Vault of Hope: HTB2024 Write-up
I almost missed taking part in the HTB2024:Vault of hope this year, but finally managed to get a few hours one night dedicated to trying out some of these challenges. I was able to solve 2 crypto challenges but didn’t have time for the others due to family visiting. Overall, our team at Microsoft, ranked 15 (we were rank 24 last year) :-)
As always, there are some good lessons to learn for real-world software development. To skip the details of the challenges and jump to the conclusions click here.

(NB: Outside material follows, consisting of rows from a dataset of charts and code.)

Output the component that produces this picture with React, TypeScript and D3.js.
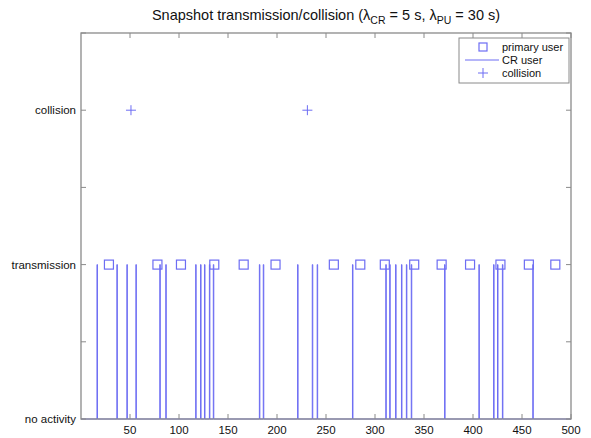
import React, { useEffect, useRef } from "react";
import * as d3 from "d3";

// time (s) of primary user activity (shown at "transmission" level)
const primaryUser = [28.5, 78, 102, 136, 166, 198.5, 258, 285, 310, 340, 368, 397, 428, 457, 484];
// time (s) of CR user transmissions
const crUser = [
  16.3, 36.6, 46.8, 56, 80.4, 86.5, 117, 122, 126, 131, 135, 182, 186, 221, 236, 241, 277,
  311, 315, 321, 327, 332, 337, 371, 406, 421, 425, 430, 461,
];
// time (s) of collisions
const collisions = [51, 231];

const xTicks = [50, 100, 150, 200, 250, 300, 350, 400, 450, 500];
const yTicks = [0, 0.5, 1, 1.5, 2, 2.5];
const yLabels: Record<number, string> = { 0: "no activity", 1: "transmission", 2: "collision" };

const W = 591;
const H = 438;
const BLUE = "#6d6df3";
const AXIS = "#8a8a8a";

export default function App() {
  const ref = useRef<SVGSVGElement | null>(null);

  useEffect(() => {
    if (!ref.current) return;
    const svg = d3.select(ref.current);
    svg.selectAll("*").remove();

    const margin = { top: 33, right: 20, bottom: 19, left: 81 };
    const x = d3.scaleLinear().domain([0, 500]).range([margin.left, W - margin.right]);
    const y = d3.scaleLinear().domain([0, 2.5]).range([H - margin.bottom, margin.top]);

    const font = "'Liberation Sans', Arial, Helvetica, sans-serif";

    // CR user pulses as one continuous line
    const pts: [number, number][] = [[0, 0]];
    crUser.forEach((t) => {
      pts.push([t, 0], [t, 1], [t + 0.5, 1], [t + 0.5, 0]);
    });
    pts.push([500, 0]);
    svg
      .append("path")
      .datum(pts)
      .attr("fill", "none")
      .attr("stroke", BLUE)
      .attr("stroke-width", 1)
      .attr(
        "d",
        d3
          .line<[number, number]>()
          .x((d) => x(d[0]))
          .y((d) => y(d[1]))
      );

    // primary user squares
    const sq = 9;
    svg
      .selectAll("rect.pu")
      .data(primaryUser)
      .enter()
      .append("rect")
      .attr("class", "pu")
      .attr("x", (d) => x(d) - sq / 2)
      .attr("y", y(1) - sq / 2)
      .attr("width", sq)
      .attr("height", sq)
      .attr("fill", "none")
      .attr("stroke", BLUE)
      .attr("stroke-width", 1.2);

    // collision pluses
    const ps = 5;
    collisions.forEach((c) => {
      svg
        .append("path")
        .attr("d", `M${x(c) - ps},${y(2)}H${x(c) + ps}M${x(c)},${y(2) - ps}V${y(2) + ps}`)
        .attr("stroke", BLUE)
        .attr("stroke-width", 1);
    });

    // axes box
    const x0 = x(0), x1 = x(500), y0 = y(0), y1 = y(2.5);
    svg
      .append("rect")
      .attr("x", x0)
      .attr("y", y1)
      .attr("width", x1 - x0)
      .attr("height", y0 - y1)
      .attr("fill", "none")
      .attr("stroke", AXIS)
      .attr("stroke-width", 1.3);

    const tl = 5;
    // x ticks (inward, bottom and top)
    xTicks.forEach((t) => {
      svg.append("line").attr("x1", x(t)).attr("x2", x(t)).attr("y1", y0).attr("y2", y0 - tl).attr("stroke", AXIS);
      svg.append("line").attr("x1", x(t)).attr("x2", x(t)).attr("y1", y1).attr("y2", y1 + tl).attr("stroke", AXIS);
      svg
        .append("text")
        .attr("x", x(t))
        .attr("y", y0 + 15)
        .attr("text-anchor", "middle")
        .attr("font-family", font)
        .attr("font-size", 11.5)
        .attr("fill", "#111")
        .text(String(t));
    });
    // y ticks
    yTicks.forEach((t) => {
      svg.append("line").attr("x1", x0).attr("x2", x0 + tl).attr("y1", y(t)).attr("y2", y(t)).attr("stroke", AXIS);
      svg.append("line").attr("x1", x1).attr("x2", x1 - tl).attr("y1", y(t)).attr("y2", y(t)).attr("stroke", AXIS);
      if (yLabels[t]) {
        svg
          .append("text")
          .attr("x", x0 - 5)
          .attr("y", y(t))
          .attr("dy", "0.35em")
          .attr("text-anchor", "end")
          .attr("font-family", font)
          .attr("font-size", 11.5)
          .attr("fill", "#111")
          .text(yLabels[t]);
      }
    });

    // title
    const title = svg
      .append("text")
      .attr("x", (x0 + x1) / 2)
      .attr("y", 20)
      .attr("text-anchor", "middle")
      .attr("font-family", font)
      .attr("font-size", 14.5)
      .attr("fill", "#111");
    title.append("tspan").text("Snapshot transmission/collision (λ");
    title.append("tspan").attr("font-size", 10.5).attr("dy", 4).text("CR");
    title.append("tspan").attr("dy", -4).text(" = 5 s, λ");
    title.append("tspan").attr("font-size", 10.5).attr("dy", 4).text("PU");
    title.append("tspan").attr("dy", -4).text(" = 30 s)");

    // legend
    const lg = svg.append("g").attr("transform", "translate(459,38)");
    lg.append("rect")
      .attr("width", 110)
      .attr("height", 45)
      .attr("fill", "white")
      .attr("stroke", AXIS)
      .attr("stroke-width", 1);
    const items = ["primary user", "CR user", "collision"];
    items.forEach((name, i) => {
      const cy = 9 + i * 13;
      const mx = 24;
      if (i === 0) {
        lg.append("rect").attr("x", mx - 4).attr("y", cy - 4).attr("width", 8).attr("height", 8)
          .attr("fill", "none").attr("stroke", BLUE).attr("stroke-width", 1.2);
      } else if (i === 1) {
        lg.append("line").attr("x1", 6).attr("x2", 40).attr("y1", cy).attr("y2", cy).attr("stroke", BLUE);
      } else {
        lg.append("path").attr("d", `M${mx - 5},${cy}H${mx + 5}M${mx},${cy - 5}V${cy + 5}`).attr("stroke", BLUE);
      }
      lg.append("text")
        .attr("x", 43)
        .attr("y", cy)
        .attr("dy", "0.35em")
        .attr("font-family", font)
        .attr("font-size", 11)
        .attr("fill", "#111")
        .text(name);
    });
  }, []);

  return (
    <div style={{ position: "absolute", left: 0, top: 0, background: "white" }}>
      <svg ref={ref} width={W} height={H} style={{ display: "block" }} />
    </div>
  );
}
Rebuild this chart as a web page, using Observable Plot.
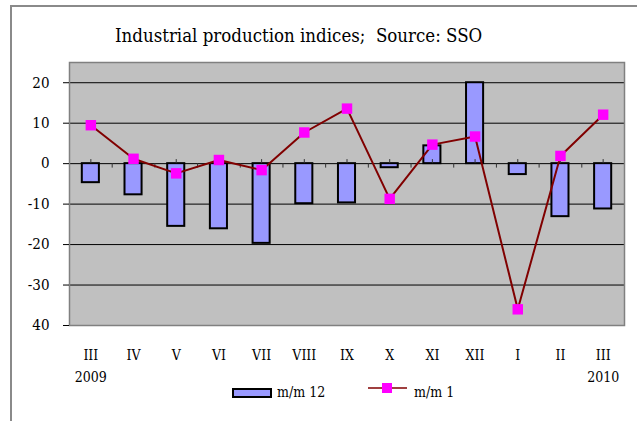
<!DOCTYPE html>
<html>
<head>
<meta charset="utf-8">
<script src="https://cdn.jsdelivr.net/npm/d3@7"></script>
<script src="https://cdn.jsdelivr.net/npm/@observablehq/plot@0.6"></script>
<style>
  html, body { margin: 0; padding: 0; background: #fff; }
  #wrap { position: relative; width: 637px; height: 421px; overflow: hidden; font-family: "DejaVu Serif", serif; font-stretch: condensed; }
  #border { position: absolute; left: 10px; top: 5px; width: 700px; height: 500px; border-top: 2px solid #8a8a8a; border-left: 2px solid #8a8a8a; }
  #title { position: absolute; left: 115px; top: 27px; font-size: 18.5px; line-height: 18px; white-space: pre; color: #000; }
  .lg { position: absolute; font-size: 14px; line-height: 14px; white-space: pre; color: #000; }
  #chart { position: absolute; left: 0; top: 0; }
</style>
</head>
<body>
<div id="wrap">
  <div id="chart"></div>
  <div id="border"></div>
  <div id="title">Industrial production indices;  Source: SSO</div>
  <div class="lg" style="left:232px;top:388px;width:36px;height:6px;background:#9999FF;border:2px solid #000;"></div>
  <div class="lg" style="left:277px;top:385px;">m/m 12</div>
  <svg class="lg" style="left:366px;top:382px;" width="44" height="12">
    <line x1="2" y1="6" x2="41" y2="6" stroke="#800000" stroke-width="1.5"/>
    <rect x="16" y="1" width="10" height="10" fill="#FF00FF"/>
  </svg>
  <div class="lg" style="left:414px;top:385px;">m/m 1</div>
</div>
<script>
const months = ["III","IV","V","VI","VII","VIII","IX","X","XI","XII","I","II","III"];
const m12 = [-4.7, -7.7, -15.5, -16.1, -19.7, -9.9, -9.7, -1.0, 4.4, 20.0, -2.7, -13.1, -11.2];
const m1 = [9.5, 1.2, -2.4, 0.9, -1.6, 7.7, 13.6, -8.7, 4.7, 6.7, -36.0, 1.9, 12.1];
const yearLabels = [{i: 0, text: "2009"}, {i: 12, text: "2010"}];
const yTicks = [-40, -30, -20, -10, 0, 10, 20];
const yTickLabels = ["40", "-30", "-20", "-10", "0", "10", "20"];
const gridVals = [-30, -20, -10, 0, 10, 20];

const data = months.map((m, i) => ({i, month: m, m12: m12[i], m1: m1[i]}));
const boundaries = data.map(d => d.i + 0.5);

const plot = Plot.plot({
  width: 637,
  height: 421,
  marginLeft: 69,
  marginRight: 13,
  marginTop: 62,
  marginBottom: 96,
  style: {fontFamily: "'DejaVu Serif', serif", fontStretch: "condensed", fontSize: "15px", background: "transparent", color: "#000"},
  x: {type: "linear", domain: [-0.5, 12.5], label: null},
  y: {domain: [-40, 25], label: null},
  marks: [
    Plot.frame({fill: "#C0C0C0", stroke: "none"}),
    Plot.ruleY(gridVals, {stroke: "#000", strokeWidth: 1}),
    Plot.rectY(data, {x1: d => d.i - 0.2, x2: d => d.i + 0.2, y1: 0, y2: "m12", fill: "#9999FF", stroke: "#000", strokeWidth: 2}),
    Plot.ruleX(data, {x: "i", y1: 0, y2: 1, stroke: "#333", strokeWidth: 1}),
    Plot.ruleX(boundaries, {x: d => d, y1: 0, y2: -1.1, stroke: "#333", strokeWidth: 1}),
    Plot.frame({stroke: "#808080", strokeWidth: 1.5}),
    Plot.line(data, {x: "i", y: "m1", stroke: "#800000", strokeWidth: 2}),
    Plot.dot(data, {x: "i", y: "m1", symbol: "square", r: 5.9, fill: "#FF00FF", stroke: "none"}),
    Plot.axisY({ticks: yTicks, tickFormat: d => yTickLabels[yTicks.indexOf(d)], tickSize: 6, tickPadding: 14, fontSize: 15, stroke: "#000", label: null}),
    Plot.axisX({ticks: data.map(d => d.i), tickFormat: i => months[i], tickSize: 0, tickPadding: 25, fontSize: 14, label: null}),
    Plot.text(yearLabels, {x: "i", text: "text", frameAnchor: "bottom", dy: 52, lineAnchor: "middle", fontSize: 14})
  ]
});
document.getElementById("chart").appendChild(plot);
</script>
</body>
</html>
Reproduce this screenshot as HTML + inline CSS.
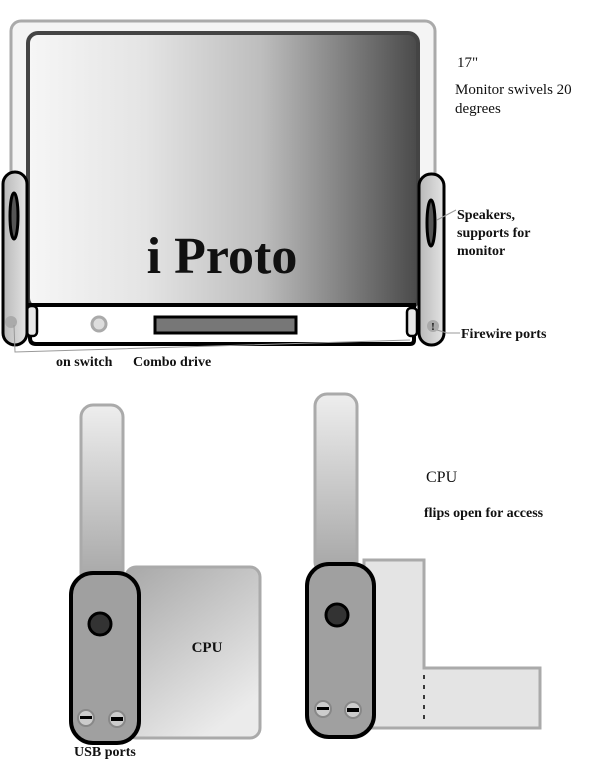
<!DOCTYPE html>
<html><head><style>
body{margin:0;background:#fff;}
svg{display:block;}
text{font-family:"Liberation Serif",serif;fill:#111;}
</style></head><body>
<svg width="600" height="780" viewBox="0 0 600 780" xmlns="http://www.w3.org/2000/svg">
<defs>
<linearGradient id="scr" x1="0" x2="1" y1="0" y2="0">
<stop offset="0" stop-color="#f6f6f6"/><stop offset="0.3" stop-color="#e4e4e4"/><stop offset="0.6" stop-color="#bdbdbd"/><stop offset="1" stop-color="#4a4a4a"/></linearGradient>
<linearGradient id="stk" x1="0" x2="0" y1="0" y2="1"><stop offset="0" stop-color="#eee"/><stop offset="1" stop-color="#a5a5a5"/></linearGradient>
<linearGradient id="side" x1="0" x2="1"><stop offset="0" stop-color="#b8b8b8"/><stop offset="1" stop-color="#e4e4e4"/></linearGradient>
<linearGradient id="cpu" x1="0" x2="0.6" y1="0" y2="1"><stop offset="0" stop-color="#a8a8a8"/><stop offset="1" stop-color="#ebebeb"/></linearGradient>
</defs>
<rect x="11" y="21" width="424" height="300" rx="10" fill="#f4f4f4" stroke="#aaa" stroke-width="3"/>
<rect x="28" y="33" width="390" height="275" rx="10" fill="url(#scr)" stroke="#444" stroke-width="4"/>
<text x="222" y="273" font-size="52" font-weight="bold" text-anchor="middle">i Proto</text>
<path d="M30 305 H414 V340 Q414 344 410 344 H36 Q30 344 30 338 Z" fill="#fff" stroke="#000" stroke-width="4"/>
<circle cx="99" cy="324" r="7" fill="#ddd" stroke="#aaa" stroke-width="3"/>
<rect x="155" y="317" width="141" height="16" fill="#777" stroke="#000" stroke-width="3"/>
<rect x="27" y="306" width="10" height="30" rx="4" fill="#e8e8e8" stroke="#000" stroke-width="2.5"/>
<rect x="407" y="308" width="10" height="28" rx="4" fill="#e8e8e8" stroke="#000" stroke-width="2.5"/>
<rect x="3" y="172" width="24" height="173" rx="12" fill="url(#side)" stroke="#000" stroke-width="3"/>
<ellipse cx="14" cy="216" rx="4" ry="23" fill="#555" stroke="#000" stroke-width="3"/>
<circle cx="11" cy="322" r="6" fill="#aaa"/>
<rect x="419" y="174" width="25" height="171" rx="12" fill="url(#side)" stroke="#000" stroke-width="3"/>
<ellipse cx="431" cy="223" rx="4" ry="23" fill="#555" stroke="#000" stroke-width="3"/>
<circle cx="433" cy="326" r="6" fill="#aaa"/>
<text x="433" y="330" font-size="11" font-weight="bold" text-anchor="middle">!</text>
<polyline points="14,325 15,352 410,340" fill="none" stroke="#999" stroke-width="1"/>
<line x1="437" y1="220" x2="456" y2="210" stroke="#999"/>
<polyline points="437,330 447,333 460,333" fill="none" stroke="#999"/>
<text x="457" y="67" font-size="15">17"</text>
<text x="455" y="94" font-size="15">Monitor swivels 20</text>
<text x="455" y="113" font-size="15">degrees</text>
<text x="457" y="219" font-size="14" font-weight="bold">Speakers,</text>
<text x="457" y="237" font-size="14" font-weight="bold">supports for</text>
<text x="457" y="255" font-size="14" font-weight="bold">monitor</text>
<text x="461" y="338" font-size="14" font-weight="bold">Firewire ports</text>
<text x="56" y="366" font-size="14" font-weight="bold">on switch</text>
<text x="133" y="366" font-size="14" font-weight="bold">Combo drive</text>
<rect x="81" y="405" width="42" height="180" rx="12" fill="url(#stk)" stroke="#aaa" stroke-width="3"/>
<rect x="126" y="567" width="134" height="171" rx="10" fill="url(#cpu)" stroke="#aaa" stroke-width="3"/>
<text x="207" y="652" font-size="15" font-weight="bold" text-anchor="middle">CPU</text>
<rect x="71" y="573" width="68" height="170" rx="22" fill="#a0a0a0" stroke="#000" stroke-width="4"/>
<circle cx="100" cy="624" r="11" fill="#333" stroke="#000" stroke-width="3"/>
<circle cx="86" cy="718" r="8" fill="#ccc" stroke="#888" stroke-width="2"/><rect x="80" y="716" width="12" height="3" fill="#000"/>
<circle cx="117" cy="719" r="8" fill="#ccc" stroke="#888" stroke-width="2"/><rect x="111" y="717" width="12" height="4" fill="#000"/>
<text x="74" y="756" font-size="14" font-weight="bold">USB ports</text>
<rect x="315" y="394" width="42" height="180" rx="12" fill="url(#stk)" stroke="#aaa" stroke-width="3"/>
<path d="M364 560 H424 V668 H540 V728 H364 Z" fill="#e4e4e4" stroke="#aaa" stroke-width="3"/>
<line x1="424" y1="675" x2="424" y2="722" stroke="#000" stroke-width="1.5" stroke-dasharray="4,6"/>
<rect x="307" y="564" width="67" height="173" rx="22" fill="#a0a0a0" stroke="#000" stroke-width="4"/>
<circle cx="337" cy="615" r="11" fill="#333" stroke="#000" stroke-width="3"/>
<circle cx="323" cy="709" r="8" fill="#ccc" stroke="#888" stroke-width="2"/><rect x="317" y="707" width="12" height="3" fill="#000"/>
<circle cx="353" cy="710" r="8" fill="#ccc" stroke="#888" stroke-width="2"/><rect x="347" y="708" width="12" height="4" fill="#000"/>
<text x="426" y="482" font-size="16">CPU</text>
<text x="424" y="517" font-size="14" font-weight="bold">flips open for access</text>
</svg>
</body></html>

Challenge 1: Crypto Bloom Bloom
Summary: Imagine you’re building a web application and you need to encrypt some sensitive data. You need to generate a secret key. You invoke a library from your programming language of choice (such as Crypto.Random in python), which under the hood uses the operating system’s source of entropy (such as /dev/urandom on Linux or BCryptGenRandom on windows etc).
How is that underlying random number generator itself implemented? This challenge gives one such implementation with a few tweaks. (Btw, The Linux kernel’s cryptographic random number generator implementation is in random.c)
In this challenge we’re provided with an implementation of the Blum Blum Shub Pseudo-Random Number Generator (PRNG) that’s used to generate keys for encrypting messages. We’re also provided with the encrypted files and the objective is to decrypt them to reveal the flag.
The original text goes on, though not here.